Create a standing — not ad hoc — committee to implement your diversity program.

A standing committee demonstrates your intent to make diversity and fair housing an integral part of your association’s mission. The committee should have authority to recommend policies and programs to your Board of Directors. Its membership should include individuals with a strong commitment to diversity plus other members who are more focused on the association’s broader strategic aims. While the committee itself should be diverse—and should definitely include leaders who belong to the demographic majority—it should not be the only group in the association where minorities serve. The committee should be responsible to do the following.

  • Encourage members to learn about diversity and fair housing and identify opportunities for doing so.
    NAR’s “At Home with Diversity: One America” course is the place to begin. Many associations have developed their own language and culture courses as well. See, for example, case studies from the Northern Virginia Association of REALTORS® and the Williamson County (Tenn.) Association of REALTORS®

  • Identify real estate issues affecting local minority communities and develop association responses.
    When the Greater Baltimore Board of REALTORS® learned about widespread housing fraud aimed at young African American women, it launched a broad-based public information campaign to fight it. “It helped us bridge the gaps we’d had in the past with other groups,” says Cook. “We may still sometimes have differences of opinion, but they look at us as an organization that’s trying to solve problems.”

  • Encourage broader minority member participation in your association and in its leadership.
    Sometimes simply getting members involved in a diversity committee can be a good first step toward getting them more involved in the association as a whole. The Seattle King County Association of REALTORS® recently elected three minority members of the Cultural Diversity Presidential Advisory Group to its Board of Directors.
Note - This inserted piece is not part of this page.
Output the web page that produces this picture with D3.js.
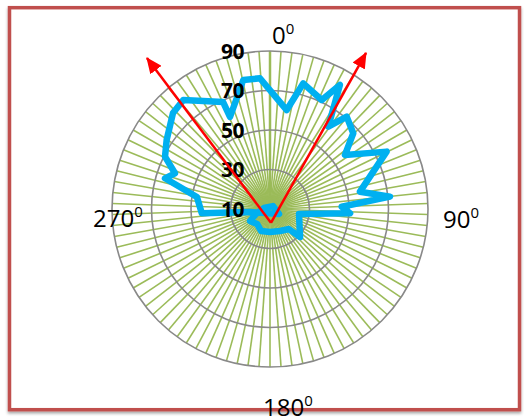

That was part of the advisory group’s purpose from the outset, says Downs: “The president wanted the Board of Directors to be more reflective of the community.”

  • Work closely with the membership committee to encourage outreach and recruitment among minority members.
    Since 1988 the Minneapolis Area Association of REALTORS® has been recruiting minority members by offering them scholarships for their first year of membership dues.Well over 300 applicants have now received that break. “Without question,” says MAAR’s CEO Mark Allen, “there are significantly more minority members than in the past.” Read the case study .

  • Develop strategic relations, partnerships, and coalitions with leading local minority and community-based organizations.
    The Houston Association of REALTORS® went so far as to devote a full-time staff member to just such a project. “Not only were the demographics of Houston changing, the leadership was too,” says Gonzales. “We wanted to maintain a relational foothold and maintain power in that shifting dynamic.”

Measure your progress. Hold your committee and association accountable for diversity efforts, and be prepared to adjust course.

MAAR, for example, has offered not only dues assistance but also networking programs to promote opportunities for its minority members since the late 1980s. Staying on top of new issues as they arise and developing a strong multicultural support system has allowed the association to expand these initiatives at low cost over 15 years, so that they now produce tangible benefits not only for members but for potential minority homebuyers.